Feature Request: Periodically write the list of verified chunks

Hello.
I want to execute duplicacy check -chunks on a relatively large repository. However, my computer regularly crashes. As duplicacy keeps a list of already verified chunks in .duplicacy/cache/storage/verified_chunks, this would usually not be a problem, as duplicacy could resume the check process from where it ended on the previous crash.

However, duplicacy only writes to .duplicacy/cache/storage/verified_chunks when the process is terminated regularly, but not when my computer crashes, which means that the list of already verified chunks is not persisted and progress is thus not saved.
This is why I propose to implement a feature, through which check progress is written to .duplicacy/cache/storage/verified_chunks periodically, so that progress is preserved in case of computer crashes. For example, duplicacy could write .duplicacy/cache/storage/verified_chunks each time after 1000*n chunks have been checked.

I’d appreciate your feedback in this regard. Best, Juri

1 Like

This is a wrong solution to a wrong problem.

Computers don’t crash for no reason out of the blue. Lost progress checking chunks is the least of your worries. Your actual data can get corrupted or destroyed.

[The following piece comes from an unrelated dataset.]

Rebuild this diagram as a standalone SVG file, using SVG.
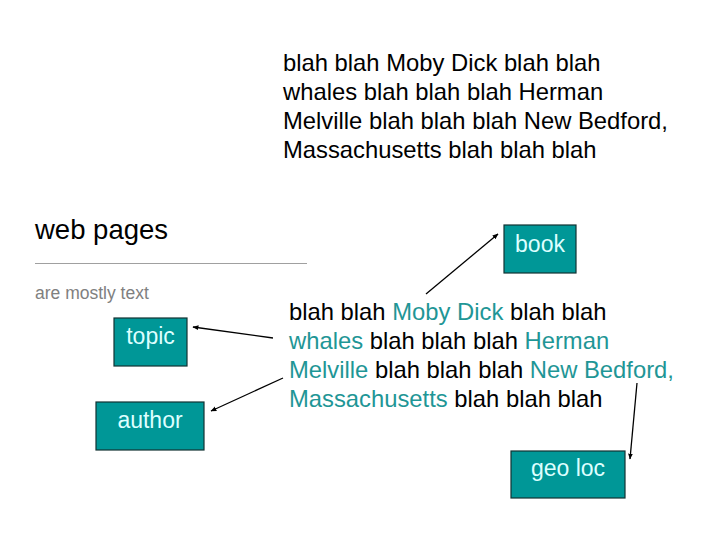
<svg xmlns="http://www.w3.org/2000/svg" width="720" height="540" viewBox="0 0 720 540">
<style>
text{font-family:"Liberation Sans",Arial,sans-serif}
.para{font-size:23.8px;fill:#000}
.hl{fill:#1f9696}
.box{fill:#009797;stroke:#113333;stroke-width:1.2}
.lbl{font-size:23px;fill:#ddffff;text-anchor:middle}
.conn{stroke:#000;stroke-width:1.3;fill:none;marker-end:url(#ah)}
</style>
<defs>
<marker id="ah" viewBox="0 0 10 10" refX="9" refY="5" markerWidth="6" markerHeight="6" markerUnits="userSpaceOnUse" orient="auto">
<path d="M0,1 L10,5 L0,9 z" fill="#000"/>
</marker>
</defs>
<rect width="720" height="540" fill="#fff"/>
<g id="top-text" class="para">
<text class="para" x="283" y="71">blah blah Moby Dick blah blah</text>
<text class="para" x="283" y="100">whales blah blah blah Herman</text>
<text class="para" x="283" y="129">Melville blah blah blah New Bedford,</text>
<text class="para" x="283" y="158">Massachusetts blah blah blah</text>
</g>
<g id="title">
<text x="35" y="239" style="font-size:27.5px;fill:#000">web pages</text>
<line x1="35" y1="263.5" x2="307" y2="263.5" stroke="#a0a0a0" stroke-width="1"/>
<text x="35" y="299" style="font-size:17.5px;fill:#808080">are mostly text</text>
</g>
<g id="bottom-text">
<text class="para" x="289" y="320">blah blah <tspan class="hl">Moby Dick</tspan> blah blah</text>
<text class="para" x="289" y="349"><tspan class="hl">whales</tspan> blah blah blah <tspan class="hl">Herman</tspan></text>
<text class="para" x="289" y="378"><tspan class="hl">Melville</tspan> blah blah blah <tspan class="hl">New Bedford,</tspan></text>
<text class="para" x="289" y="407"><tspan class="hl">Massachusetts</tspan> blah blah blah</text>
</g>
<g id="topic">
<rect class="box" x="114" y="318" width="73" height="48"/>
<text class="lbl" x="150.5" y="344">topic</text>
</g>
<g id="author">
<rect class="box" x="96" y="402" width="108" height="48"/>
<text class="lbl" x="150" y="428">author</text>
</g>
<g id="book">
<rect class="box" x="504" y="225" width="72" height="48"/>
<text class="lbl" x="540" y="252">book</text>
</g>
<g id="geoloc">
<rect class="box" x="511" y="451" width="114" height="47"/>
<text class="lbl" x="568" y="476">geo loc</text>
</g>
<g id="connectors">
<line class="conn" x1="273" y1="338" x2="193" y2="327"/>
<line class="conn" x1="283" y1="378" x2="211" y2="411"/>
<line class="conn" x1="426" y1="294" x2="498" y2="234"/>
<line class="conn" x1="637" y1="383" x2="630" y2="459"/>
</g>
</svg>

Find the culprit and address the crashes — that’s the solution. You may want to start with running memtest86, followed by disk check, and if memory is fine — analyzing crash dumps/panic logs.

4 Likes

I’d like to see this as well for a backup I make online to a destination that has a slow upload speed. Even just selecting one revision of the huge backup, it would take almost 4 days according to the estimate for the chunk check to finish. However, my internet connection (and likely the connection on the destination) is cut every 24 hours. I haven’t yet tested how Duplicacy reacts to that, but to be on the safe side not having to loose all the progress, it would be great for Duplicacy to save progress, perhaps every 2 hours or something?

Thanks!

1 Like

Okay, so while the chunk check persists even with the connection reconnecting after 24 hours and I limited the check to a single revision, it still takes over 2 weeks for the initial backup revision to finish the check.

I had started the process and after a week, I lost all the progress as I had an automated shutdown that I forgot to turn off on the machine running the check.

Restarting the check now and I hope I won’t lose the progress again due to something else.

I’m really hoping in a future update, an option can be added to allow for periodically saving the progress on the chunk checks!

Another downside of Duplicacy not periodically writing verified chunks to disk is that its memory consumption increases on large chunk verifications. The current verification running for a total of 233901 chunks, is currently at 34172 verified chunks with Duplicacy taking already 500M in memory. With still 9 days to go, that’s going to tie up quite a lot of memory over a long period of time.

1 Like

I have submitted a PR on Github (periodically save check progress to verified_chunks by gutjuri · Pull Request #662 · gilbertchen/duplicacy · GitHub) that adds periodic saves (as per now, once every hour).
I’d be grateful for feedback and eventually a merge of this PR.

However, I think that this PR will not solve the memory issue you described in Feature Request: Periodically write the list of verified chunks - #5 by rainforest1155

That’s great, thank you!

Thinking about the memory use again, I’m guessing it’s not really that bad and in the last day it actually went slightly down again.